You could point out that there's also a theory that Elvis assassinated JFK but let's not get bogged down in negative comparisons.
Even when a newspaper isn't trying to reinvent itself, there's no reason not to fine-tune the corporate avatar - the newspaper logo. It's no trivial thing, tinkering with our symbols, when we are so wrapped up in them - as a country with our flag, constitution and eagle, and as a community, with our locks, salmon and fishing boats. It was the fishing boat that Associate Publisher T.C. Robinson wanted to consider one morning as I was darting furtively around the Burien headquarters submitting my usual pile of dubious expenses.
"We need a new logo for the Ballard News-Tribune's front page. The boat drawing is looking...fatigued. Maybe something with a little more panache?" The editor grabbed the challenge by the horns.
"I'm on it," I said, and headed back to Ballard, to ask Dean what he thought.
"Let's get a picture of a fish boat," he said after thinking about it a moment. He reasoned it was a modern picture instead of an old drawing - evolution instead of revolution. Dean is no fan of radical leaps.
But I suddenly had a thought: As the editor of the Ballard News-Tribune, am I not charged with the hugely pretentious task of coalescing the community every week into 16 pages? If there was anyone qualified to hammer out Ballard's zeitgeist, who would it be besides me? Well, Alf Knudsen and Marianne Forssblad, for starters, but there you go with those comparisons again.
I commissioned an artist to draw a new logo. I described to him my vision. A bold new image of Ballard at a crossroads. One with hi-rises and fishing boats. I also threw in a bunch of contemporary buzz phrases like Microsoft programmers, alternative transport and diversified economies. Stuff I got mostly off the Discovery Institute web site.

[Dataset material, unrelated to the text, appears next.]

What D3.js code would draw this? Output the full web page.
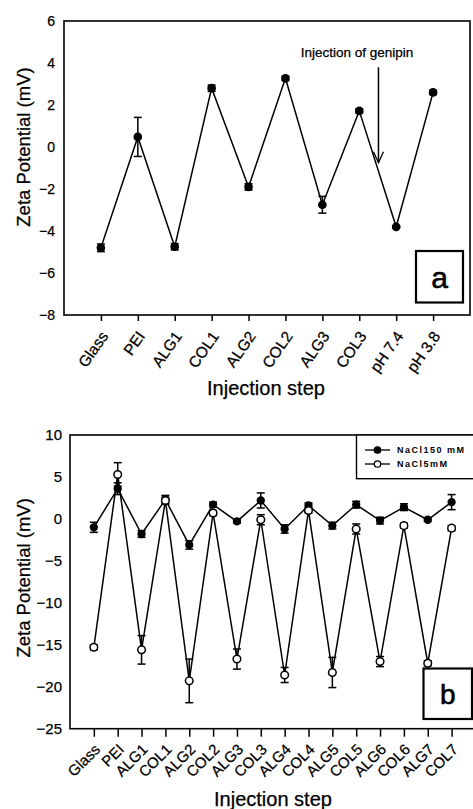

"I'm getting paid for this, right," the artist kept asking.
When he was done a few days later, I took the image back to Burien and pitched my idea to T.C. He had reservations.
"What the hell is this?"
I tried to explain cultural fusion ideas I'd had, nonsensical phrases, all alliterated in some sad attempt to sound hip: "coveralls and codfish, condos and curry, sustainable spandex!" but to publishers concerned with life's grubbier details (operating profits and lack thereof, most likely) it was lost on him.
"No, no," he interrupted. "I just want a picture of a fish boat."
A few days later, Dean took the photo that would be our new logo from the deck of Ray's Boathouse. The Alaskan Lady was returning from fishing in the Aleutian Islands. The vessel is considered a classic work boat design - 58 feet long and 20 years old. At one point, owner Tom Manos had the boat rebuilt. Got rid of the old components, brought in new stuff. Even the classics need to be reinvented from time to time.
"It's a hard living," Manos says about fishing. He could be talking another trade near to our hearts.
"You have to do it for the love of doing it," he says.
"That, and if you can make a living at it."
I've come to think of the Ballard News-Tribune's new logo as perfect.